QUEBEC — A new analysis of 2021 census data reveals that while the number of English-speaking Quebecers in Montreal and Gatineau has increased, the same cannot be said for Quebec’s other regions, which continue to see their population of anglophones slide.

There has been a numerical decline of the English-speaking populations between 2001 and 2021 in parts of coastal Quebec, the Eastern Townships and the city of Rouyn-Noranda, data compiled by the Quebec English-speaking Communities Research Network (QUESCREN) shows.

The new reality in those regions is that of decline: aging populations, high unemployment, low incomes and a lack of job opportunities for youth, the study says.

“We are creating an awareness of the reality on the ground,” said Shannon Bell, the research associate at QUESCREN who worked on the study. “We’re not trying to be alarmist or anything. We are just trying to make sense of it all.”

The decline is most dramatic in the coastal regions — including the Gaspé Peninsula and the Îles-de-la-Madeleine — where English-speaking communities, along with francophones, once thrived on resource-based economies.

The regional municipalities of Minganie and Le-Golfe-du-Saint-Laurent, located on the lower North Shore, for example, have seen their English-speaking population decline by 20 per cent between 2001 and 2021. The Avignon regional municipality’s English population slipped by 18.9 per cent.

The Le Rocher-Percé regional municipality, which includes the towns of Chandler and Percé, experienced a drop of seven per cent. The English population of La Côte-de-Gaspé, which includes the city of Gaspé, dropped by 7.2 per cent while the Îles-de-la-Madeleine saw a 6.7 per cent decline.

The study notes, however, that French-speaking populations in the Gaspé and parts of the Lower North Shore also declined in comparable percentages at the same time and largely for the same economic reasons.

The difference is the English-speaking population was already small so the decline appears “starker,” Bell said.

The study makes no recommendations on how to reverse the decline — if at all possible — but is designed to put the facts on the table.

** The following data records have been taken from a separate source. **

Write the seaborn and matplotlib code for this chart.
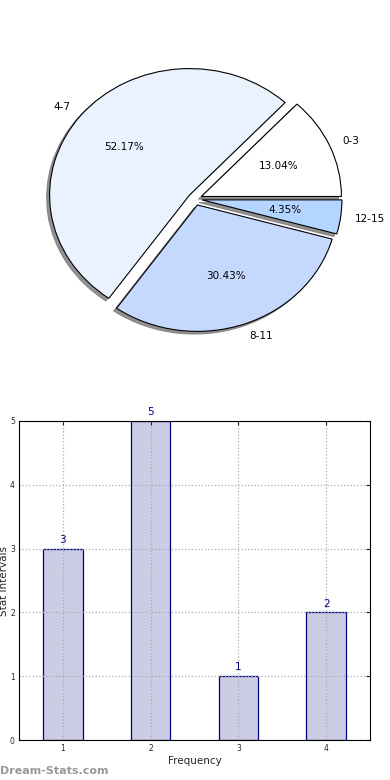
import numpy as np
import matplotlib
matplotlib.use('Agg')
import matplotlib.pyplot as plt
import seaborn as sns
import pandas as pd

# pie data
pie_labels = ['0-3', '4-7', '8-11', '12-15']
pie_counts = [3, 12, 7, 1]
pie_colors = ['#FFFFFF', '#EAF1FF', '#C5D9FF', '#B4D5FF']

# bar data
bar_x = [1, 2, 3, 4]
bar_vals = [3, 5, 1, 2]

sns.set_style('white')
plt.rcParams['font.family'] = ['DejaVu Sans']
plt.rcParams['text.color'] = 'black'

fig = plt.figure(figsize=(3.9, 7.8), dpi=100)

# --- pie ---
ax1 = fig.add_axes([6 / 390, 1 - 376 / 780, 378 / 390, 354 / 780])
ax1.pie(pie_counts, labels=pie_labels, colors=pie_colors, autopct='%.2f%%',
        explode=[0.05] * 4, shadow={'ox': -0.015, 'oy': -0.015, 'color': '#777777', 'alpha': 0.8},
        startangle=0,
        wedgeprops=dict(edgecolor='black', linewidth=0.8),
        textprops=dict(fontsize=7.5, color='black'))
ax1.set_aspect('auto')
ax1.set_xlim(-1.35, 1.35)
ax1.set_ylim(-1.4, 1.4)
ax1.axis('off')

# --- bars ---
ax2 = fig.add_axes([19 / 390, 40 / 780, 351 / 390, 319 / 780])
df = pd.DataFrame({'x': bar_x, 'y': bar_vals})
sns.barplot(data=df, x='x', y='y', native_scale=True, width=0.45,
            color='#CCCCE5', saturation=1, edgecolor='#000080', linewidth=0.9, ax=ax2)
for xv, yv in zip(bar_x, bar_vals):
    ax2.text(xv, yv + 0.06, str(yv), ha='center', va='bottom', color='#000080', fontsize=7.5)
ax2.set_xlim(0.5, 4.5)
ax2.set_ylim(0, 5)
ax2.set_xticks(bar_x)
ax2.set_yticks([0, 1, 2, 3, 4, 5])
ax2.tick_params(labelsize=5.5, direction='in', length=3, top=True, right=True, pad=3)
ax2.grid(True, linestyle=':', color='#AAAAAA', linewidth=0.9)
ax2.set_axisbelow(False)
for s in ax2.spines.values():
    s.set_color('black')
    s.set_linewidth(0.8)
    s.set_zorder(5)
ax2.set_xlabel('Frequency', fontsize=7.5, labelpad=2)
ax2.set_ylabel('Stat Intervals', fontsize=7.5, labelpad=1)

fig.text(0.0, 9 / 780, 'Dream-Stats.com', color='#999999', fontsize=8, fontweight='bold', ha='left', va='center')

fig.savefig('out.png', dpi=100)
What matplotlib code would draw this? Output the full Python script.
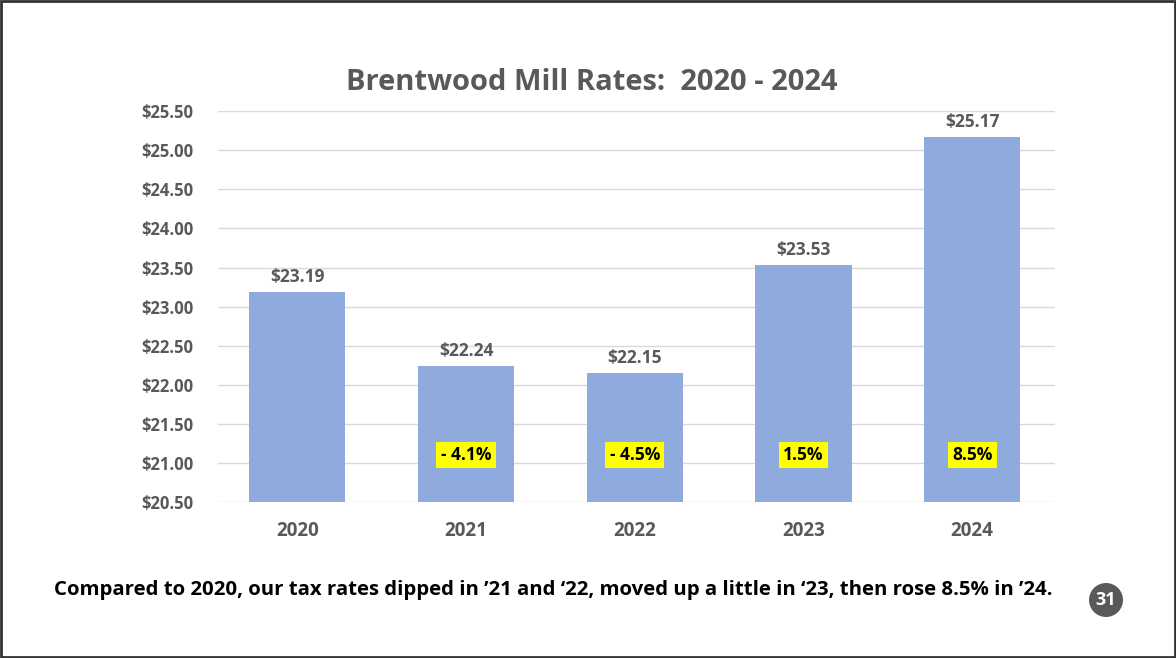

“Studies have shown that population decline in rural, resource-based economies is often due to challenging economic factors that drive younger people away,” the study concludes.

“This depopulation leads to a loss of community autonomy, resulting in a reduction of local services and businesses that further exacerbates its marginalization.”

“It’s kind of normal,” added Bell. “This is what happens when resources dry up or change, priorities change, people leave and they don’t come back”

The same decline is evident in the Eastern Townships where the English population is not only dropping, it is aging. The decline is most significant in regional municipalities immediately surrounding the city of Sherbrooke, which itself once had a large English population.

The drop was 11.3 per cent in Le Haut-Saint-Francois and 7.31 per cent in Memphremagog. There has been no corresponding decline of the French-speaking populations in these regional municipalities.

The English-speaking population of the northwest Quebec community of Rouyn-Noranda has also dropped. The study concludes the numbers there went down by 13 per cent between 2001 and 2021, largely due to a lack of population renewal.

The data contrast with the past of the city, which used to be divided into two municipalities. In 1941, about 41 per cent of Noranda was English-speaking while in Rouyn the English population was 14 per cent.

The data for Rouyn-Noranda reveal a high percentage of seniors and a low population of children under 14. On the other hand, the francophone population of the city is growing.

But as is happening in some other regions of Quebec, the recent influx of Filipino immigrants, who speak English, is being reflected in the local English school and Catholic Church.

The decline in the number of English speakers in the regions, however, is not as a big a factor in areas around Montreal, where many English speakers have chosen to live even before the exodus sparked by the COVID-19 pandemic.

The report says the number of anglophones living in cottage country — roughly defined as rural areas within a two-hour drive of the metropolis — remains stable.

The study follows another report about the state of the English community. In May 2023, a study produced by the Provincial Employment Roundtable (PERT) and tapping into 2021 census data revealed the unemployment gap between francophones and anglophones has grown and the problem is especially dramatic in the regions.